これこれ、お店のラーメンだよ。美味しすぎる。

味をしめて、焼肉にも行った。
娘は座敷でゴロン。
お店で食べる、焼きたての、焼きすぎていない牛肉。
美味しすぎる。

ここまで来るともう外食への恐怖はなくなり、どこでも気軽に行けるように。もっぱらお寿司、焼肉、ラーメンだけれど。
彼女はお店の雰囲気を楽しみ、椅子や机の感触を楽しみ、わたしたちの語りかけを楽しんでいる。


夕方、近くのスーパーまで家族3人で買い物がてらお散歩した。
まだ暑さの残る秋口の日、帰り道に待ちきれなくてビールを開ける夫、ノンアルを開けるわたし。
あなたにはまだ20年くらいはやいからねと言い聞かせ、飲みながら上機嫌で家路につく。
彼女は抱っこ紐をはむはむし、足をバタバタし、時々きゃっきゃと笑う。


娘が寝た後は、夫との晩酌タイムが始まる。
リビングとつづきの和室で彼女は寝ているので、部屋の電気は消し、すみっこで薄暗い間接照明の灯りのもと静かに飲む。
彼は最近はまっているウイスキー、わたしはカフェオレ。

暗く、静かな、大人二人の自由時間。時々娘の様子をうかがいながらも、話が弾んで仕方がない。
今日忙しかった?
最近お風呂でバタ足できるようになって
あなたの観察力ってほんとすごいよね

彼の仕事の話、娘の話、娘と関わる彼とわたしの話、政治の話、最近始めたカメラの話、昨日見た夢の話。

「寝る時間です」ってアレクサが教えてくれたら、おしまい。
歯を磨いて、ハグしてお互いの一日を労って、寝る前のキスをしておやすみ。
わたしは和室へ、彼は寝室へ。




***


子供を産んだら、変わってしまうのか?
今までとは違う自分になってしまうのか?

それが少し不安だった。
わたしは、なるべく変わらずに、わたしのままでいたかった。
世の中に反抗する気持ちも、少なからずあった。これまでも、わたしはわたしのままで幸せだったじゃないか。
もう一人の、選ばなかった方のわたしを否定したくない気持ちもあった。

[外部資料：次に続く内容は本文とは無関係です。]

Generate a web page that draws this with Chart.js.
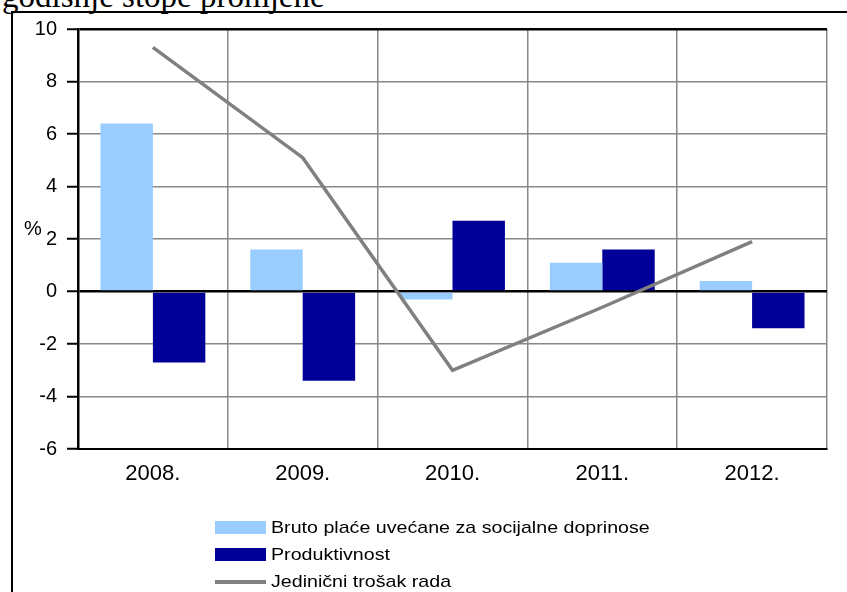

子供を産まない人生を生きるわたしを。


実際に母になってみて、どうだろう。
変わった部分もあるし、変わらない部分もある。

妻、母、という肩書が増えて、生きやすくなった。
現金なものだ。
これまでだって、彼と二人の生活も十分幸せだったのに、社会的身分を手に入れたとたん、どうせだったら使っておこうと鼻の穴を膨らませるわたしがいる。

わたしにとって大切な存在が一人増えた。
時間の使い方は、もちろんがらりと変わった。
でもなんだかこれは、あまりにも自然。
もうずっと前からこうなることが決まっていたような、ずっと前から彼女がそばにいたような、そんな感覚。

家族が二人から三人になった。
新入りの彼女を尊重しながらも、わたしたちらしい暮らしが続いている。三人家族をみんなで作っている感じ。
彼女のおかげで笑顔が増えて、刺激が増えて、夫婦の思考は広がり、深まっていく。

自分について色々な発見もあった。
子育ては案外楽しくて、向いているかもしれない。備えあれば憂いなしを座右の銘にしよう。頑張りすぎない、がこんなに得意だったとは。
これはまた今度、頭の中を整理したい。



大学の頃、半年かけて世界を回った友人が言っていた「こんなことで新しい自分にはなれないよ」という言葉を思い出す。

わたしは子供を産んだけど、いい意味で、わたしのままだった。
わたしのまま、アップデートされたような。
まあ、普通に少し歳をとったのとそんなに変わらないのかも。

今夜も彼女は、隣ですぴすぴ眠っている。
最近はいっそう寝相が悪くなってきた。だんだんと近づいてくる温もりが愛おしい。